Chaos And Social Unrest: A Night Without The Police In Córdoba, Argentina

By

During the first hours of December the 4th, the inhabitants of Córdoba (second biggest city in Argentina and famous for its local universities and large student population) found themselves in a state of utter chaos and impotence when the police went on strike. From its regular 600 officers or so, only about 60 were on duty.

Have you ever heard the phrase, “you never truly appreciate certain things until you no longer have them?” In this case, I feel it could perfectly be applied to the police. Because, in their absence, criminals en masse took over the city and broke into supermarkets and many local stores. I think it should be noted that these people weren’t hungry. They weren’t stealing rice or bread. Their main targets were electronics and alcoholic beverages.

We, menfolk of the middle and upper classes, started to get paranoid after we heard the criminals were also planning to break into our homes. Locked in my apartment, I was looking through a window, and I was witness to a group of people from the neighborhood brutally beating a criminal to death. I heard insults to the beated and cheers to the ones doing the beating coming from apartments nearby. Although, to be fair, I also heard people pleading the aggressors not to kill the criminal. Motorcycles were burnt: Darkly pigmented guys riding this kind of vehicle were the main targets of my neighbours. We were all really afraid. We couldn’t get out of our homes, and some people decided to tackle the feeling of powerlessness present in everyone’s hearts by resorting to violence.

“In these conditions, there’s going to be blood, and, I am sorry to say this, I prefer the blood to be a criminal’s blood, not an innocent person’s” wrote one of my Facebook friends, expressing a sentiment percolating the common psyche.

Córdoba’s governor, De la Sota, was away in Colombia at the time, but, by 12 pm, he had gotten back and negotiated a two thousand peso raise with the police force. Things started to calm down.

If we are to find people to blame, of course De la Sota shares part of the blame for neglecting the requests of the police for so long. The police, I think, should also take some of the blame. I am all for them having the salaries they deserve, but they should have at least notified their intentions to the government long before they protested, so all the right precautions would have been taken.

I also feel very strongly that the president, Cristina Fernández de Kirchner, is to blame. Not for the outbreak, but for refusing to help. The president completely washed her hands of the matter. Her intention was Córdoba’s governor being seen as the only “bad guy”, the only one to blame, in this situation. This is why she refused to send the military forces to help when she was asked to. Her justification for her refusal? It’s De la Sota’s responsibility, and De la Sota’s only, to singlehandedly quell the outbreak without any help from the nation. This nasty attitude can be explained by the fact that De la Sota openly opposes her rule, and they have been feuding for a long time. She wanted to stain his reputation, but she didn’t mind putting an entire city at risk to do so. This says a lot about her priorities as president.

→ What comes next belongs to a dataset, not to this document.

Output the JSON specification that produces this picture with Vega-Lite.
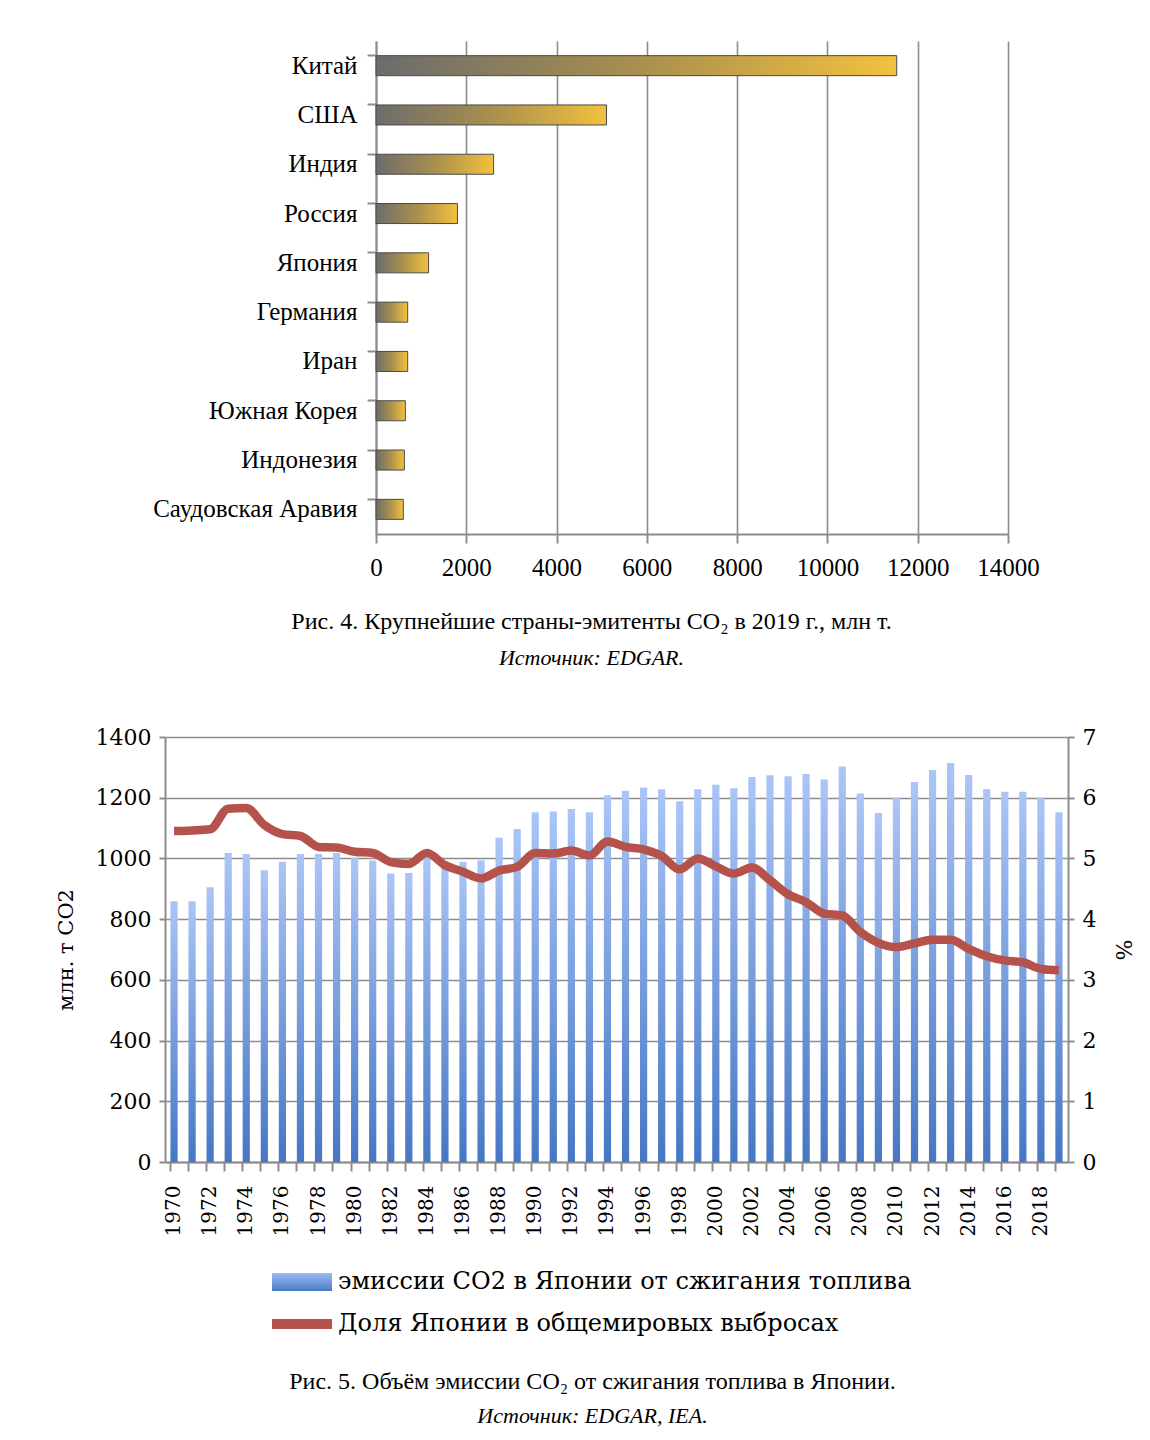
{
  "$schema": "https://vega.github.io/schema/vega-lite/v6.json",
  "background": "white",
  "padding": {"left": 55, "top": 41, "right": 0, "bottom": 0},
  "config": {
    "font": "Liberation Serif",
    "view": {"stroke": null},
    "axis": {"labelColor": "black", "titleColor": "black", "domainColor": "#8c8c8c", "tickColor": "#8c8c8c", "gridColor": "#8c8c8c", "domainWidth": 2, "tickWidth": 2, "gridWidth": 1.6, "titleFontWeight": "normal"}
  },
  "spacing": 57,
  "resolve": {"scale": {"color": "independent"}, "legend": {"color": "independent"}},
  "vconcat": [
    {
      "width": 843,
      "height": 493,
      "data": {"values": [
        {"country": "Китай", "value": 11535},
        {"country": "США", "value": 5105},
        {"country": "Индия", "value": 2605},
        {"country": "Россия", "value": 1805},
        {"country": "Япония", "value": 1165},
        {"country": "Германия", "value": 702},
        {"country": "Иран", "value": 702},
        {"country": "Южная Корея", "value": 650},
        {"country": "Индонезия", "value": 628},
        {"country": "Саудовская Аравия", "value": 605}
      ]},
      "mark": {
        "type": "bar",
        "fill": {"gradient": "linear", "x1": 0, "y1": 0, "x2": 1, "y2": 0, "stops": [{"offset": 0, "color": "#6c6c6c"}, {"offset": 0.5, "color": "#a88f4e"}, {"offset": 1, "color": "#f3c13e"}]},
        "stroke": "#4a4a4a",
        "strokeWidth": 1
      },
      "encoding": {
        "y": {
          "field": "country", "type": "nominal", "sort": null,
          "scale": {"paddingInner": 0.594, "paddingOuter": 0.297},
          "axis": {"title": null, "bandPosition": 0, "offset": -211, "tickSize": 9, "labelFontSize": 25, "labelPadding": 10, "labelLimit": 400, "grid": false, "labelFont": "Liberation Serif"}
        },
        "x": {
          "field": "value", "type": "quantitative",
          "scale": {"domain": [0, 14000], "nice": false, "range": [211, 843]},
          "axis": {"title": null, "values": [0, 2000, 4000, 6000, 8000, 10000, 12000, 14000], "grid": true, "tickSize": 9, "labelFontSize": 25, "labelPadding": 12, "format": "d", "labelFont": "Liberation Serif", "labelFlush": false}
        }
      },
      "title": {
        "text": "Рис. 4. Крупнейшие страны-эмитенты CO₂ в 2019 г., млн т.",
        "subtitle": "Источник: EDGAR.",
        "orient": "bottom",
        "anchor": "middle",
        "dx": 5,
        "offset": 30,
        "font": "Liberation Serif",
        "fontSize": 24,
        "fontWeight": "normal",
        "color": "black",
        "subtitleFont": "Liberation Serif",
        "subtitleFontSize": 22,
        "subtitleFontStyle": "italic",
        "subtitleColor": "black",
        "subtitlePadding": 14
      }
    },
    {
      "width": 903,
      "height": 425,
      "data": {"values": [
        {"year": "1970", "emissions": 859, "share": 5.45},
        {"year": "1971", "emissions": 859, "share": 5.46},
        {"year": "1972", "emissions": 905, "share": 5.48},
        {"year": "1973", "emissions": 1018, "share": 5.82},
        {"year": "1974", "emissions": 1015, "share": 5.83},
        {"year": "1975", "emissions": 961, "share": 5.55},
        {"year": "1976", "emissions": 989, "share": 5.40},
        {"year": "1977", "emissions": 1015, "share": 5.37},
        {"year": "1978", "emissions": 1015, "share": 5.19},
        {"year": "1979", "emissions": 1018, "share": 5.18},
        {"year": "1980", "emissions": 1002, "share": 5.11},
        {"year": "1981", "emissions": 993, "share": 5.09},
        {"year": "1982", "emissions": 950, "share": 4.94},
        {"year": "1983", "emissions": 952, "share": 4.91},
        {"year": "1984", "emissions": 1005, "share": 5.09},
        {"year": "1985", "emissions": 985, "share": 4.89},
        {"year": "1986", "emissions": 989, "share": 4.78},
        {"year": "1987", "emissions": 994, "share": 4.67},
        {"year": "1988", "emissions": 1068, "share": 4.80},
        {"year": "1989", "emissions": 1097, "share": 4.86},
        {"year": "1990", "emissions": 1152, "share": 5.09},
        {"year": "1991", "emissions": 1155, "share": 5.08},
        {"year": "1992", "emissions": 1163, "share": 5.13},
        {"year": "1993", "emissions": 1152, "share": 5.05},
        {"year": "1994", "emissions": 1208, "share": 5.28},
        {"year": "1995", "emissions": 1223, "share": 5.19},
        {"year": "1996", "emissions": 1234, "share": 5.15},
        {"year": "1997", "emissions": 1228, "share": 5.04},
        {"year": "1998", "emissions": 1188, "share": 4.82},
        {"year": "1999", "emissions": 1228, "share": 5.00},
        {"year": "2000", "emissions": 1243, "share": 4.87},
        {"year": "2001", "emissions": 1231, "share": 4.75},
        {"year": "2002", "emissions": 1268, "share": 4.85},
        {"year": "2003", "emissions": 1274, "share": 4.64},
        {"year": "2004", "emissions": 1271, "share": 4.41},
        {"year": "2005", "emissions": 1278, "share": 4.28},
        {"year": "2006", "emissions": 1260, "share": 4.09},
        {"year": "2007", "emissions": 1303, "share": 4.06},
        {"year": "2008", "emissions": 1214, "share": 3.79},
        {"year": "2009", "emissions": 1150, "share": 3.61},
        {"year": "2010", "emissions": 1200, "share": 3.54},
        {"year": "2011", "emissions": 1252, "share": 3.60},
        {"year": "2012", "emissions": 1291, "share": 3.66},
        {"year": "2013", "emissions": 1314, "share": 3.66},
        {"year": "2014", "emissions": 1275, "share": 3.51},
        {"year": "2015", "emissions": 1229, "share": 3.39},
        {"year": "2016", "emissions": 1220, "share": 3.32},
        {"year": "2017", "emissions": 1220, "share": 3.29},
        {"year": "2018", "emissions": 1200, "share": 3.18},
        {"year": "2019", "emissions": 1152, "share": 3.16}
      ]},
      "encoding": {
        "x": {
          "field": "year", "type": "ordinal",
          "scale": {"paddingInner": 0.6, "paddingOuter": 0.3},
          "axis": {"title": null, "labelAngle": -90, "bandPosition": 0, "labelExpr": "toNumber(datum.label) % 2 == 0 ? datum.label : ''", "tickSize": 9, "labelPadding": 14, "labelFontSize": 20, "labelFont": "DejaVu Serif", "grid": false}
        }
      },
      "layer": [
        {
          "mark": {
            "type": "bar",
            "fill": {"gradient": "linear", "x1": 0, "y1": 0, "x2": 0, "y2": 1, "stops": [{"offset": 0, "color": "#abc5f7"}, {"offset": 1, "color": "#4677c4"}]}
          },
          "encoding": {
            "y": {
              "field": "emissions", "type": "quantitative",
              "scale": {"domain": [0, 1400], "nice": false},
              "axis": {"title": "млн. т CO2", "values": [0, 200, 400, 600, 800, 1000, 1200, 1400], "format": "d", "grid": true, "tickSize": 6, "labelFontSize": 22, "labelFont": "DejaVu Serif", "labelPadding": 8, "titleFont": "DejaVu Serif", "titleFontSize": 21, "titlePadding": 19}
            }
          }
        },
        {
          "mark": {"type": "line", "strokeWidth": 8.5, "interpolate": "monotone", "strokeCap": "butt"},
          "encoding": {
            "y": {
              "field": "share", "type": "quantitative",
              "scale": {"domain": [0, 7], "nice": false},
              "axis": {"orient": "right", "title": "%", "values": [0, 1, 2, 3, 4, 5, 6, 7], "grid": false, "tickSize": 6, "labelFontSize": 22, "labelFont": "DejaVu Serif", "labelPadding": 8, "titleFont": "DejaVu Serif", "titleFontSize": 22, "titlePadding": 15}
            },
            "color": {
              "datum": "Доля Японии в общемировых выбросах",
              "type": "nominal",
              "scale": {"domain": ["эмиссии CO2 в Японии от сжигания топлива", "Доля Японии в общемировых выбросах"], "range": ["#6f97dc", "#b5524c"]},
              "legend": {
                "orient": "none",
                "legendX": 107,
                "legendY": 515,
                "title": null,
                "symbolType": "M-1,-0.3H1V0.3H-1Z",
                "symbolSize": 3600,
                "labelFont": "DejaVu Serif",
                "labelFontSize": 24,
                "labelColor": "black",
                "labelLimit": 900,
                "labelOffset": 6,
                "rowPadding": -5,
                "encode": {
                  "symbols": {
                    "update": {
                      "shape": [{"test": "datum.value === 'Доля Японии в общемировых выбросах'", "value": "M-1,-0.17H1V0.17H-1Z"}, {"value": "M-1,-0.3H1V0.3H-1Z"}],
                      "fill": [{"test": "datum.value === 'Доля Японии в общемировых выбросах'", "value": "#b5524c"}, {"value": {"gradient": "linear", "x1": 0, "y1": 0, "x2": 0, "y2": 1, "stops": [{"offset": 0, "color": "#9dbaf2"}, {"offset": 1, "color": "#4a7bc6"}]}}],
                      "stroke": {"value": "transparent"},
                      "strokeWidth": {"value": 0},
                      "opacity": {"value": 1}
                    }
                  }
                }
              }
            }
          }
        }
      ],
      "resolve": {"scale": {"y": "independent"}},
      "title": {
        "text": "Рис. 5. Объём эмиссии CO₂ от сжигания топлива в Японии.",
        "subtitle": "Источник: EDGAR, IEA.",
        "orient": "bottom",
        "anchor": "middle",
        "dx": -24,
        "offset": 34,
        "font": "Liberation Serif",
        "fontSize": 24,
        "fontWeight": "normal",
        "color": "black",
        "subtitleFont": "Liberation Serif",
        "subtitleFontSize": 22,
        "subtitleFontStyle": "italic",
        "subtitleColor": "black",
        "subtitlePadding": 12
      }
    }
  ]
}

And there’s somebody else to blame here, too: The whole of Córdoba’s society, including me. Or maybe not exactly to blame, but the truth is that a dark side of this society has been revealed during this incident.

People like to mock the United States because its citizens are (supposedly) mostly dumb and obese, but there’s something I admire of the United States: The fact that there were fights against racial inequality. The fact that people standing on the margins of society somehow found a voice with which to call out on the injustices they suffered on the grounds of race.

There was never such thing in Argentina.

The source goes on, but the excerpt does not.